** Data section **
········

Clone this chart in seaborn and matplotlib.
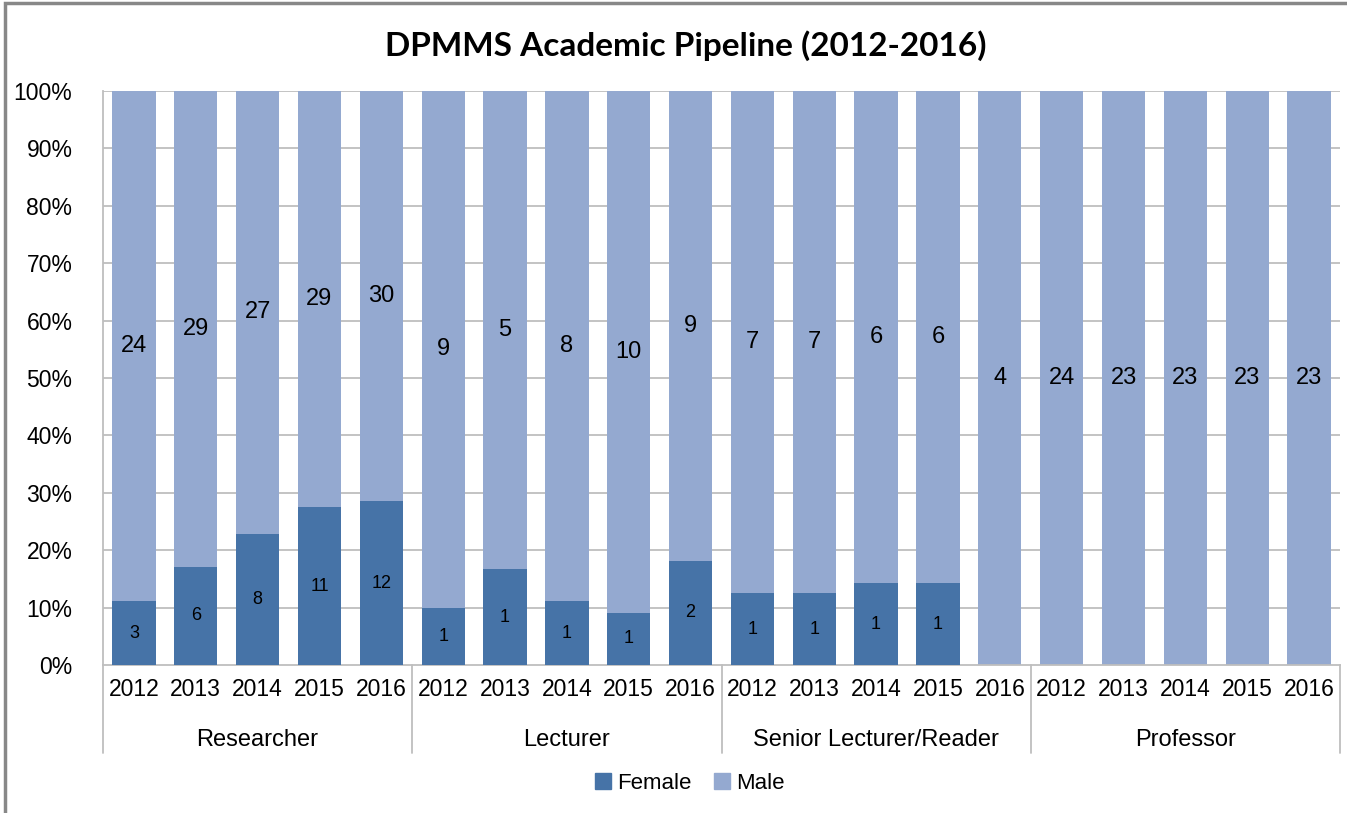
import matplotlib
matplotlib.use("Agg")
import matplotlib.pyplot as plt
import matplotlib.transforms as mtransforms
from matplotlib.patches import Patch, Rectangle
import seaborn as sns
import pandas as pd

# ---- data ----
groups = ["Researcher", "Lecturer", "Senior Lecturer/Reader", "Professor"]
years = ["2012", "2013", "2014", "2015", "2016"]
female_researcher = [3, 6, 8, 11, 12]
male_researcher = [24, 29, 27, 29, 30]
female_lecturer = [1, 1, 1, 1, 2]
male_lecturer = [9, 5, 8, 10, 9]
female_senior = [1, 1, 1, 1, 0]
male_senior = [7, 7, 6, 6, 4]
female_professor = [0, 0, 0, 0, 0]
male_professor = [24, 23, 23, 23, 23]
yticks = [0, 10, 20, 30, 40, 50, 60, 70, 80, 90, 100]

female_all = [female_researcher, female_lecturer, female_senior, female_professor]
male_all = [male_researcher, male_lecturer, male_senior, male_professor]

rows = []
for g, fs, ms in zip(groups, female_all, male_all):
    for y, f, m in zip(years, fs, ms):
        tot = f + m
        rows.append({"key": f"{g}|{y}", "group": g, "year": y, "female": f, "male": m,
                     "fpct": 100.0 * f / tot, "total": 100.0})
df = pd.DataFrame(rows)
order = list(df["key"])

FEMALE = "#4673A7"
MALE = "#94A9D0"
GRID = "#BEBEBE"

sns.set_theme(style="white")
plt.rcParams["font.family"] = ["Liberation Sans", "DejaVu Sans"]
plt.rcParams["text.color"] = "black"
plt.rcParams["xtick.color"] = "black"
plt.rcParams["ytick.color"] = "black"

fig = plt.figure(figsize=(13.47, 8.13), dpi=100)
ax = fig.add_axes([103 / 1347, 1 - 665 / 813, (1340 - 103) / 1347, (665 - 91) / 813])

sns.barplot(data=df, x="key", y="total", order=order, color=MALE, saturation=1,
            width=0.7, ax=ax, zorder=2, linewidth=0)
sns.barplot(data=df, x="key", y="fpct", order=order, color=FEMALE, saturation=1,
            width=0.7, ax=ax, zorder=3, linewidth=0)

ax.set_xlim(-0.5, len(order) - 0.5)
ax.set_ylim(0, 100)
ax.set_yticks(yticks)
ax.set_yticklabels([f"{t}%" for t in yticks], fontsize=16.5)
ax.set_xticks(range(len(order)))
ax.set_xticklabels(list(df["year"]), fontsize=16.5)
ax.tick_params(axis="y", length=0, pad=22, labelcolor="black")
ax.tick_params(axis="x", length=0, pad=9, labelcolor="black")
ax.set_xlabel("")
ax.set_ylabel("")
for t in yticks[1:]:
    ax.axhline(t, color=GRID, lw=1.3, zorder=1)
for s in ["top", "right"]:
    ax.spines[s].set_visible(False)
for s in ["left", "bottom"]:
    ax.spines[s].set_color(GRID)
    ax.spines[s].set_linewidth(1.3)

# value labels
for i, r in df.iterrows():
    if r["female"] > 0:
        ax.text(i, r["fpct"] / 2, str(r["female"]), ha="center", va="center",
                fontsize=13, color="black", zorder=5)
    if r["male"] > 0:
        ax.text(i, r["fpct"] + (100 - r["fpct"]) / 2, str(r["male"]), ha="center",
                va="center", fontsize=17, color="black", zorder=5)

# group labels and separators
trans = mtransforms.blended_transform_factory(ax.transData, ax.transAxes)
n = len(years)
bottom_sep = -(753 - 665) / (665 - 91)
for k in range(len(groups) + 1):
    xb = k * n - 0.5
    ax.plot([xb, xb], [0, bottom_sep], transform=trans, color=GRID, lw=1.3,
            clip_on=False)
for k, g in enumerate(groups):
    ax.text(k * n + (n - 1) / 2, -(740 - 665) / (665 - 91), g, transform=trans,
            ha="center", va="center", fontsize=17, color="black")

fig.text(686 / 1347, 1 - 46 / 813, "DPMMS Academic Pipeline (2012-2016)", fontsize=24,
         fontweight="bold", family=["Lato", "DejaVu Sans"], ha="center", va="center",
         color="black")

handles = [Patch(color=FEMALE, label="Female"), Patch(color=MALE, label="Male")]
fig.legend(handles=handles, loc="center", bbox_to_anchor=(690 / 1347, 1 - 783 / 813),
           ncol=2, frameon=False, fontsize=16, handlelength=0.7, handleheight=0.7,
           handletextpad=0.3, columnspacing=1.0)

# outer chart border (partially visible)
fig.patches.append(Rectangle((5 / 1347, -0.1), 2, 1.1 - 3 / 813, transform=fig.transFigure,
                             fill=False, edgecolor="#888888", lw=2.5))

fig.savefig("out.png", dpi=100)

········

** To do **
Output exactly the span of lines from the top of the listing through the line holding "ax = fig.add_axes([103", and leave every picture out.

** Answer to this task **
Clone this chart in seaborn and matplotlib.
import matplotlib
matplotlib.use("Agg")
import matplotlib.pyplot as plt
import matplotlib.transforms as mtransforms
from matplotlib.patches import Patch, Rectangle
import seaborn as sns
import pandas as pd

# ---- data ----
groups = ["Researcher", "Lecturer", "Senior Lecturer/Reader", "Professor"]
years = ["2012", "2013", "2014", "2015", "2016"]
female_researcher = [3, 6, 8, 11, 12]
male_researcher = [24, 29, 27, 29, 30]
female_lecturer = [1, 1, 1, 1, 2]
male_lecturer = [9, 5, 8, 10, 9]
female_senior = [1, 1, 1, 1, 0]
male_senior = [7, 7, 6, 6, 4]
female_professor = [0, 0, 0, 0, 0]
male_professor = [24, 23, 23, 23, 23]
yticks = [0, 10, 20, 30, 40, 50, 60, 70, 80, 90, 100]

female_all = [female_researcher, female_lecturer, female_senior, female_professor]
male_all = [male_researcher, male_lecturer, male_senior, male_professor]

rows = []
for g, fs, ms in zip(groups, female_all, male_all):
    for y, f, m in zip(years, fs, ms):
        tot = f + m
        rows.append({"key": f"{g}|{y}", "group": g, "year": y, "female": f, "male": m,
                     "fpct": 100.0 * f / tot, "total": 100.0})
df = pd.DataFrame(rows)
order = list(df["key"])

FEMALE = "#4673A7"
MALE = "#94A9D0"
GRID = "#BEBEBE"

sns.set_theme(style="white")
plt.rcParams["font.family"] = ["Liberation Sans", "DejaVu Sans"]
plt.rcParams["text.color"] = "black"
plt.rcParams["xtick.color"] = "black"
plt.rcParams["ytick.color"] = "black"

fig = plt.figure(figsize=(13.47, 8.13), dpi=100)
ax = fig.add_axes([103 / 1347, 1 - 665 / 813, (1340 - 103) / 1347, (665 - 91) / 813])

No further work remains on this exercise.